Coming in July: The Emoji Movie. IMDB says its about a “multi-expressional” emoji striving to become a normal emoji. Yes, emoji’s have come a long way, baby – and here, Safertech shows you how to enjoy your emojis and keep your privacy.
Apple & Android make emoji-filled texts and emails easy
You can access them this way: Just go to keyboard settings and enable the emoji keyboards. And you can check if your Android is emoji-enabled this way: Google “emoji” If you see faces, hearts, stars etc.–it is. See squares? It’s not.
If your phone doesn’t come with emojis or you want the bigger better package of options, you can still download them from the app store. Third-party or outside developers began creating alternative emoji keyboards in an attempt to offer smartphone users a greater array of even better, more lively communication. These keyboards are desirable because they can grant the user, for instance, the ability to send animated .gifs on both iPhone and Android phones.

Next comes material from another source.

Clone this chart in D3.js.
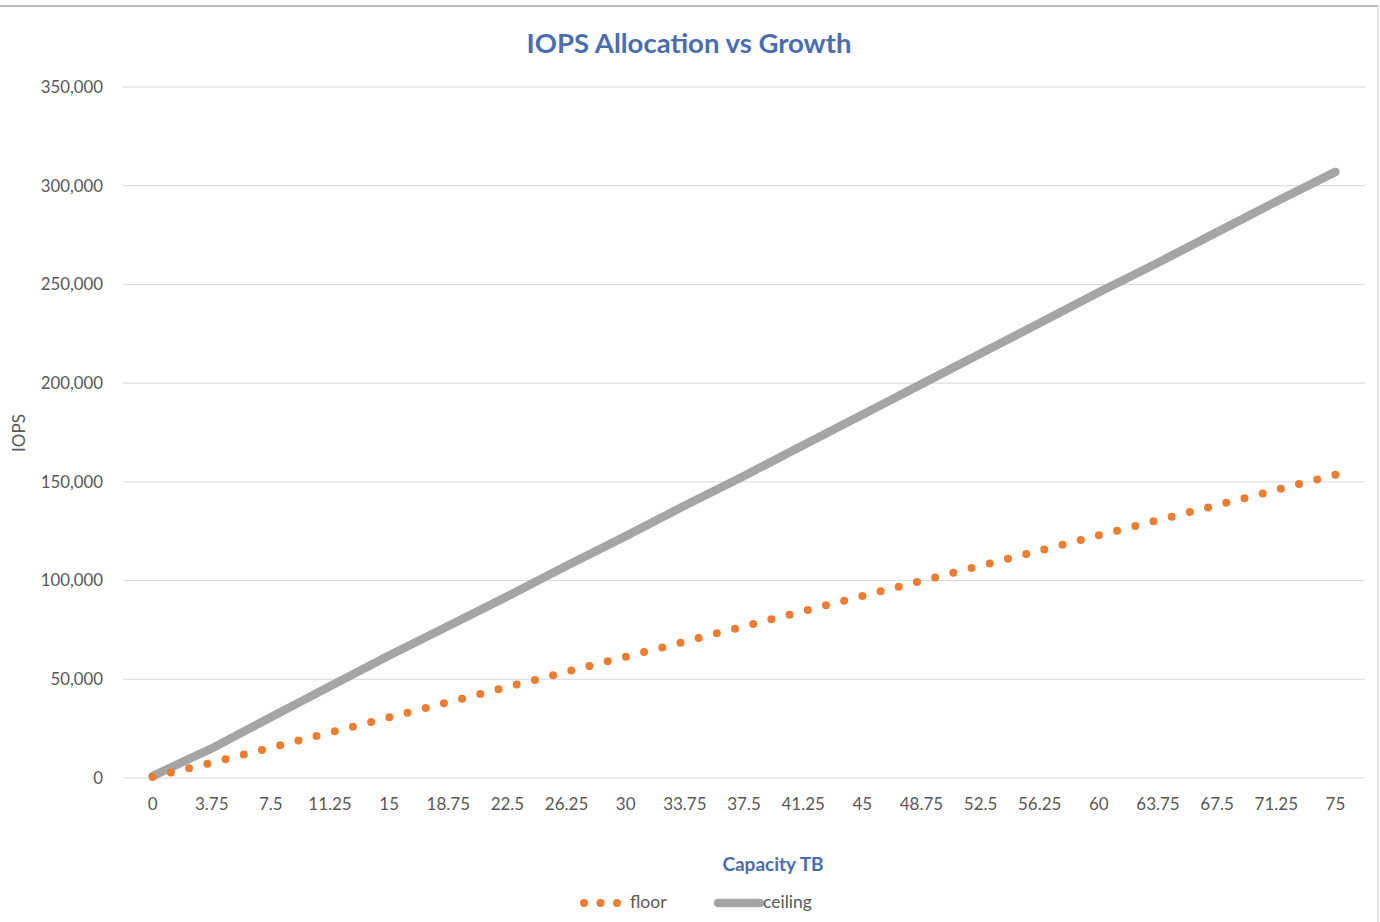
<!DOCTYPE html>
<html>
<head>
<meta charset="utf-8">
<script src="https://cdn.jsdelivr.net/npm/d3@7"></script>
<style>
  body { margin: 0; background: #fff; }
  svg { display: block; font-family: Lato, "Open Sans", sans-serif; }
</style>
</head>
<body>
<div id="grafica"></div>
<script>
// capacidad en TB (eje x de categorias)
const capacidad = ["0", "3.75", "7.5", "11.25", "15", "18.75", "22.5", "26.25", "30", "33.75", "37.5",
  "41.25", "45", "48.75", "52.5", "56.25", "60", "63.75", "67.5", "71.25", "75"];

// IOPS
const floorIops = [500, 7700, 15400, 23000, 30700, 38400, 46100, 53800, 61400, 69100, 76800,
  84500, 92200, 99800, 107500, 115200, 122900, 130600, 138200, 145900, 153600];
const ceilingIops = [1000, 15000, 30800, 46500, 62000, 77000, 92000, 107500, 122500, 138000, 153000,
  168500, 184000, 199500, 215000, 230500, 246000, 261000, 276500, 292000, 307000];

const yTicks = [0, 50000, 100000, 150000, 200000, 250000, 300000, 350000];

const W = 1380, H = 922;
const svg = d3.select("#grafica").append("svg")
  .attr("width", W).attr("height", H);

// borde del area del grafico
svg.append("line").attr("x1", 0).attr("x2", 1378).attr("y1", 6).attr("y2", 6)
  .attr("stroke", "#bdbdbd").attr("stroke-width", 2);
svg.append("line").attr("x1", 1378).attr("x2", 1378).attr("y1", 6).attr("y2", H)
  .attr("stroke", "#d9d9d9").attr("stroke-width", 1.5);

const x = d3.scaleBand().domain(capacidad).range([123, 1365]);
const cx = d => x(d) + x.bandwidth() / 2;
const y = d3.scaleLinear().domain([0, 350000]).range([778, 87]);

// lineas de cuadricula
svg.append("g").selectAll("line")
  .data(yTicks).enter().append("line")
  .attr("x1", 123).attr("x2", 1365)
  .attr("y1", d => y(d)).attr("y2", d => y(d))
  .attr("stroke", "#d9d9d9").attr("stroke-width", 1);

// eje y
const ejeY = svg.append("g")
  .attr("transform", "translate(108,0)")
  .call(d3.axisLeft(y).tickValues(yTicks).tickFormat(d3.format(",")).tickSize(0).tickPadding(5));
ejeY.select(".domain").remove();
ejeY.selectAll("text").style("fill", "#595959").style("font-size", "16.8px").style("font-family", "Lato, sans-serif");

// eje x
const ejeX = svg.append("g")
  .attr("transform", "translate(0,778)")
  .call(d3.axisBottom(x).tickSize(0).tickPadding(20));
ejeX.select(".domain").remove();
ejeX.selectAll("text").style("fill", "#595959").style("font-size", "17px").style("font-family", "Lato, sans-serif");

// series
const linea = d3.line().x((d, i) => cx(capacidad[i])).y(d => y(d));

svg.append("path")
  .attr("d", linea(ceilingIops))
  .attr("fill", "none")
  .attr("stroke", "#a5a5a5")
  .attr("stroke-width", 8.5)
  .attr("stroke-linecap", "round")
  .attr("stroke-linejoin", "round");

const trazoFloor = svg.append("path")
  .attr("d", linea(floorIops))
  .attr("fill", "none")
  .attr("stroke", "#ed7d31")
  .attr("stroke-width", 8)
  .attr("stroke-linecap", "round");
// puntos repartidos para que el ultimo caiga en el extremo
const largo = trazoFloor.node().getTotalLength();
trazoFloor.attr("stroke-dasharray", `0 ${largo / 65}`);

// titulos
svg.append("text")
  .attr("x", 689).attr("y", 53)
  .attr("text-anchor", "middle")
  .style("font-size", "27.5px").style("font-weight", "bold")
  .style("fill", "#4a6db2")
  .text("IOPS Allocation vs Growth");

svg.append("text")
  .attr("x", 773).attr("y", 871)
  .attr("text-anchor", "middle")
  .style("font-size", "19px").style("font-weight", "bold")
  .style("fill", "#4a6db2")
  .text("Capacity TB");

svg.append("text")
  .attr("transform", "translate(25,433) rotate(-90)")
  .attr("text-anchor", "middle")
  .style("font-size", "17px")
  .style("fill", "#595959")
  .text("IOPS");

// leyenda
const leyenda = svg.append("g");
leyenda.append("line")
  .attr("x1", 584).attr("x2", 618).attr("y1", 903).attr("y2", 903)
  .attr("stroke", "#ed7d31").attr("stroke-width", 8)
  .attr("stroke-linecap", "round").attr("stroke-dasharray", "0 16.5");
leyenda.append("text")
  .attr("x", 630).attr("y", 908)
  .style("font-size", "17.5px").style("fill", "#595959")
  .text("floor");
leyenda.append("line")
  .attr("x1", 718).attr("x2", 760).attr("y1", 903).attr("y2", 903)
  .attr("stroke", "#a5a5a5").attr("stroke-width", 8.5)
  .attr("stroke-linecap", "round");
leyenda.append("text")
  .attr("x", 763).attr("y", 908)
  .style("font-size", "17.5px").style("fill", "#595959")
  .text("ceiling");
</script>
</body>
</html>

When you download a third party app you are often granting the developer “full access” to capture every keystroke you enter. YIKES!! I think the emoji above says it All! PLEASE read the policy carefully before you download.
Your emoji may not look like mine
It depends on if you’re looking at a Google Phone, an iphone or a Samsung. What’s called “the scream” emoji comes out looking like a ghost coming out of a the emoji mouth on the Samsung. There’s a great article that showing what 9 emoji’s look like on the 3 different phones here.
A History of Keyboards
Emojis have come a long way, baby. Originating from Japan around 1990s, emojis are ideograms that were created to make communicating certain emotions or facial expressions easier. Emojis have evolved and a lot of them have seem to take on their own identity within the culture – they transmit subtle, nuanced feelings, subtext or auxiliary meaning to the seasoned user.
In fact, research shows emoji-heavy communication is often misunderstood when they were originally created to clarify tone in text messaging. However, social platforms like Facebook, Google and Twitter certainly may want to know what you mean by your emoji usage, see the article below in Research, that points out that Twitter and Facebook are analyzing your posts to target ads to you based off your emoji usage. That’s makes us feel very “:/” here are Safertech.
Final Thoughts for Safertech Solutions
We don’t recommend that you install a third party emoji keyboard apps on your phone even though they are fun. If you must, select a keyboard that doesn’t require full permissions. In general, be selective about what you type into your phone – no matter how many precautions you take if you’re a smartphone user.